# Best Wind Indicator



## lawrence1 (Jul 2, 2008)

That I've ever found is Milkweed seeds. They can show you exactly what the wind is doing. They can show you thermals and any back drafts, I've had them go away from me then come back. They just float in the air, unlike powder which is heavy and just falls to the ground. Now is the time of year to collect a few pods.


----------



## Gillion (May 1, 2018)

lawrence1 said:


> That I've ever found is Milkweed seeds. They can show you exactly what the wind is doing. They can show you thermals and any back drafts, I've had them go away from me then come back. They just float in the air, unlike powder which is heavy and just falls to the ground. Now is the time of year to collect a few pods.
> View attachment 275697


Gonna be a jerk and say lick ur fingers stick them in ur u hew....but u do have something going with the milkweed..........corn silt or anything works I like the milkweed for monarchs if I guy can find some.......... good luck!


----------



## buckeyebowman (Feb 24, 2012)

I completely and totally agree! Think the wind blows in one direction? Think again! 

Here's a tip for those who want to try it. Find a milkweed seed pod and put it in a paper bag. Don't use plastic, it will sweat! Close the top and set aside. After a while you'll have a bag of fluffy, white wind indicators. 

I have noticed that I don't find milkweed like I used to as a kid.

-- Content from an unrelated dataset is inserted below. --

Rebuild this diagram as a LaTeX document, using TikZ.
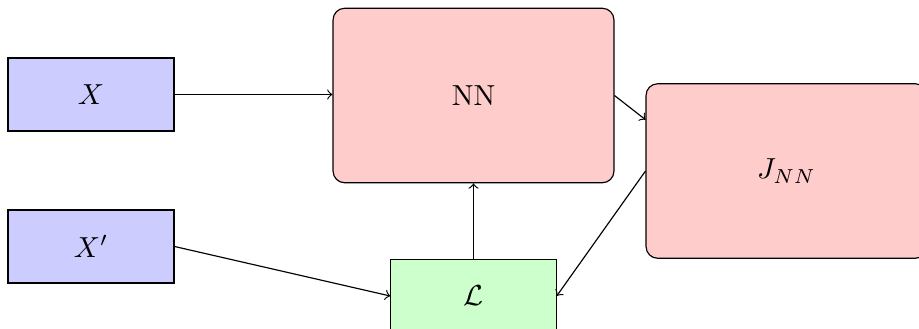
\documentclass[tikz,border=0pt]{standalone}
\begin{document}
\begin{tikzpicture}[x=0.345pt,y=-0.345pt,
  inbox/.style={draw, fill=blue!20, minimum width=57.3pt, minimum height=25.2pt, inner sep=0pt},
  nnbox/.style={draw, fill=red!20, rounded corners=4pt, minimum width=96.9pt, minimum height=60.2pt, inner sep=0pt},
  lossbox/.style={draw, fill=green!20, minimum width=57pt, minimum height=25.2pt, inner sep=0pt},
  conn/.style={->}]
\useasboundingbox (0,0) rectangle (919,328);
\clip (0,0) rectangle (919,328);
\node[inbox] (X) at (91,94.5) {$X$};
\node[inbox] (Xp) at (91,246.5) {$X'$};
\node[nnbox] (NN) at (473.5,95.5) {NN};
\node[nnbox] (J) at (786.5,171) {$J_{NN}$};
\node[lossbox] (L) at (473.5,296) {$\mathcal{L}$};
\draw[conn] (X.east) -- (NN.west |- X.east);
\draw[conn] (NN.east) -- (J.160);
\draw[conn] (L) -- (NN);
\draw[conn] (Xp.east) -- (L.west);
\draw[conn] (J.west) -- (L.east);
\end{tikzpicture}
\end{document}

Seemed it was everywhere back then, not so much now.


----------



## Gillion (May 1, 2018)

Farmers go out of the way to kill milkkweed! I leave them grow in township side diches and they get sprayed! 100 percent of the time......


----------



## M.Magis (Apr 5, 2004)

LOL
No one goes out of their way to spray milkweed. Its just another weed. I have so much of that stuff I get tired of looking at it.


----------



## Shaun69007 (Sep 2, 2009)

I generally just light a Pall Mall.


----------



## Kenlow1 (Jul 14, 2012)

That's real funny Shaun!


----------



## HappySnag (Dec 20, 2007)

Kenlow1 said:


> That's real funny Shaun!


i pul nylon stringe 8" long from bag material and tie to bow or shotgun,it show me what the wind is doing.


----------



## catfish_1999 (Jan 17, 2016)

I hear way too many people that use the Marlboro method. I had neighbor that bow hunted for a long time and I always seen him smoking as he walked into the woods and thought there is no way any deer in it's right mind is gonna go near him. He usually killed a good buck and 2 or 3 does a year.


----------



## FlyFishRich (Feb 3, 2016)

I'e had many deer within 5 yards with a smoke hanging out of my mouth


----------



## Stampede (Apr 11, 2004)

Thin piece of thread about 4in long with a small feather on the end. Put that on my bow and shows wind, back drafts and don't have to move to check the wind direction. And I mean just a small piece of feather. Less than a inch long.


----------



## Snakecharmer (Apr 9, 2008)

buckeyebowman said:


> I completely and totally agree! Think the wind blows in one direction? Think again!
> 
> Here's a tip for those who want to try it. Find a milkweed seed pod and put it in a paper bag. Don't use plastic, it will sweat! Close the top and set aside. After a while you'll have a bag of fluffy, white wind indicators.
> 
> I have noticed that I don't find milkweed like I used to as a kid. Seemed it was everywhere back then, not so much now.


I have problems with milkweeds . They are growing in all of my flower beds and have taken over my daylillie bed. PITA


----------



## joerugz (Feb 28, 2007)

I rubber band a cotton ball to my bow and peel off small strands and let them go.


----------